Erschöpft, aber überglücklich, lasse ich den Tag Revue passieren. Es war einer dieser besonderen Tage, an denen alles besser läuft als erwartet. Die Natur hat mich mit ihrer überwältigenden Schönheit erneut umfangen und mir gezeigt, wie leicht es ihr fällt, mich immer wieder aufs Neue zu begeistern. Egal, wie viele Gipfel ich erklommen habe, das Staunen bleibt unvergänglich. Man kann sich an diesen Anblicken nicht sattsehen – im Gegenteil, mit jedem Aufstieg wächst die Anziehungskraft. Es ist wie ein nie endendes Staunen, als ob man die Welt immer wieder mit den Augen eines Kindes entdeckt – neugierig, voller Wunder, und jedes Mal auf eine neue, unerwartete Weise berührt.

Ausblick auf Schladminger Tauern
Beim Abstieg entfaltet sich die fantastische Aussicht in all ihrer prachtvollen Schönheit ein letztes Mal vor meinen Augen.

Fazit zur Tour: Wenn du Lust auf eine ruhige Bergtour abseits der Massen hast, ist das Große Gurpitscheck genau das Richtige für dich. Der Weg führt dich durch eine abwechslungsreiche Landschaft. Du wanderst an blühenden Wiesen entlang, durch schattige Wälder und immer wieder eröffnen sich dir herrliche Ausblicke auf glitzernde Seen, die wie kleine Oasen inmitten der Bergwelt funkeln.
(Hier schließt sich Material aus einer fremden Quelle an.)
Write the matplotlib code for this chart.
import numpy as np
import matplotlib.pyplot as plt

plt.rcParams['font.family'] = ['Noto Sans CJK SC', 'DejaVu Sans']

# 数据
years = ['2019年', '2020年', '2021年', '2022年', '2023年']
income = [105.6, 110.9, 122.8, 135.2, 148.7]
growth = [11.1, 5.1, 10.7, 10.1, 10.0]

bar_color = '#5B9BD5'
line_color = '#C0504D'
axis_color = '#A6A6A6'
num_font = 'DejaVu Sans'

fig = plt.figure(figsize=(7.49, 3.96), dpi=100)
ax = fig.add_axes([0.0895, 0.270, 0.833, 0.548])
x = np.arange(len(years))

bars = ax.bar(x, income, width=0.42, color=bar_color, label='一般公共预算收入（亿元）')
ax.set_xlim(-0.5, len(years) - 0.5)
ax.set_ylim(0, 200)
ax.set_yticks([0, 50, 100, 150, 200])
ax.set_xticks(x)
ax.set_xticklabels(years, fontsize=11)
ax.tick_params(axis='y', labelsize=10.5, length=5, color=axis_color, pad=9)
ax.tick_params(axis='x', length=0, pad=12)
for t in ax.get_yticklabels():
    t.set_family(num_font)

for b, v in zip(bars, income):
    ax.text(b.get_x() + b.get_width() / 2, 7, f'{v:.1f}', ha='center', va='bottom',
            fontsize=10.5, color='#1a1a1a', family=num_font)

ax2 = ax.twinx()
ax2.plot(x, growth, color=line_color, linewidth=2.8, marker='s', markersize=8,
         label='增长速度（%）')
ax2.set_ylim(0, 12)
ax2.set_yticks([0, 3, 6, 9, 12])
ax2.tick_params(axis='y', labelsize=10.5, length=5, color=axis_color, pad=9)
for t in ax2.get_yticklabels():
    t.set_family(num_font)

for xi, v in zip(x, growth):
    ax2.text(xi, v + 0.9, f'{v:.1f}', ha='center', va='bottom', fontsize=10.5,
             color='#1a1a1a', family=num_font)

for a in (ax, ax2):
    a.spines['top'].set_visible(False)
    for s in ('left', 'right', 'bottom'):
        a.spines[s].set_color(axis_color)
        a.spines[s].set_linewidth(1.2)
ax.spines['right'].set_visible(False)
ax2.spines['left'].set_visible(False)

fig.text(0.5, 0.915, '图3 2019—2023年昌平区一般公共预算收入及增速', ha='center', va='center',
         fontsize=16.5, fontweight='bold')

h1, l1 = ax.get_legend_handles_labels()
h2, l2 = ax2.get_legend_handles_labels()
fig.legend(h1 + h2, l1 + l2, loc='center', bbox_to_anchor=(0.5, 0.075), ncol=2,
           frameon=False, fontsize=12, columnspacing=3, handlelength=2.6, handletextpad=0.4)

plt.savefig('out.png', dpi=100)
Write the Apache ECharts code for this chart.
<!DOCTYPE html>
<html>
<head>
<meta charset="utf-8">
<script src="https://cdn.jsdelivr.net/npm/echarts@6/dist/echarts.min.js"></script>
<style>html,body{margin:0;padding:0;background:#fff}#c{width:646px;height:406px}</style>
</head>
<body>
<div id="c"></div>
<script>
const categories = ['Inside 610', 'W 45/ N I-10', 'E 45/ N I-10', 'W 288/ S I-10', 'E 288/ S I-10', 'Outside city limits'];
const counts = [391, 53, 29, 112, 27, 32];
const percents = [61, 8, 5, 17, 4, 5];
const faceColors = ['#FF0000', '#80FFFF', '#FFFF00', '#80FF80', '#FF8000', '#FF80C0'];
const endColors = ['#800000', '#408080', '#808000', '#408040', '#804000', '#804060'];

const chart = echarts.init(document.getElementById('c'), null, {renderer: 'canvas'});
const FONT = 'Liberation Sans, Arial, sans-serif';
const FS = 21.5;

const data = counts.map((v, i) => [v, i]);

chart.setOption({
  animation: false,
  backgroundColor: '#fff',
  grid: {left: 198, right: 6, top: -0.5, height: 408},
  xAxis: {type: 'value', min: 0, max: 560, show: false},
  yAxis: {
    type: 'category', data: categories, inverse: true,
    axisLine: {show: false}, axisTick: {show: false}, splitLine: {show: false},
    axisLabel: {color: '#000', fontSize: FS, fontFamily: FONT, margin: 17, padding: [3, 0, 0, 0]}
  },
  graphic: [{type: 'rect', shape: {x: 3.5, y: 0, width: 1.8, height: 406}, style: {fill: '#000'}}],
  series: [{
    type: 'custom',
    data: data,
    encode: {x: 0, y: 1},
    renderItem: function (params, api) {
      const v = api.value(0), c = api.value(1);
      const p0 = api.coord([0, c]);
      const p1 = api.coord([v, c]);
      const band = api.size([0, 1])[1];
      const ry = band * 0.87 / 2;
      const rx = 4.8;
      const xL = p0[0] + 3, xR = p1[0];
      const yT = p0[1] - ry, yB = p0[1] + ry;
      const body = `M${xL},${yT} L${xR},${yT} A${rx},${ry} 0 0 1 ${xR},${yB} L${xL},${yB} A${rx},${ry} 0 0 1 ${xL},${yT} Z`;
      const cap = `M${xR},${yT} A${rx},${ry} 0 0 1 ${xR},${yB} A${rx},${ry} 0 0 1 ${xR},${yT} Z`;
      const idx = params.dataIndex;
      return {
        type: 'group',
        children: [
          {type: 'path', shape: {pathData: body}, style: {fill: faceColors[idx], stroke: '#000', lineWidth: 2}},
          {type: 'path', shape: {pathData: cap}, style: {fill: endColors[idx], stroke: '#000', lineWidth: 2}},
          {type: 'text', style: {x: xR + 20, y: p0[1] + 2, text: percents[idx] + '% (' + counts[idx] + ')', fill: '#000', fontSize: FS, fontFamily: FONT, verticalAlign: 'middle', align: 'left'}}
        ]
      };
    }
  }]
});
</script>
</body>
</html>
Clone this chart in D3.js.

Ein Sprung in den erfrischenden Twenger Almsee bietet eine willkommene Abkühlung an warmen Tagen.
Je näher du dem Gipfel kommst, desto ruhiger wird es, sodass du die friedliche Stille der Berge in vollen Zügen genießen kannst. Kurz vor dem Ziel zeigt das Große Gurpitscheck noch einmal seine felsige Seite: Einige spannende Felspassagen bringen zusätzliche Abwechslung und lassen dein Herz höher schlagen. Und das Beste: Die Tour ist sehr gut mit öffentlichen Verkehrsmitteln erreichbar, sodass du stressfrei in die Natur eintauchen kannst. Am Ende der Wanderung wartet die gemütliche Twengeralm mit einer zünftigen Brotzeit auf dich – der perfekte Abschluss für einen erlebnisreichen Tag in den Bergen.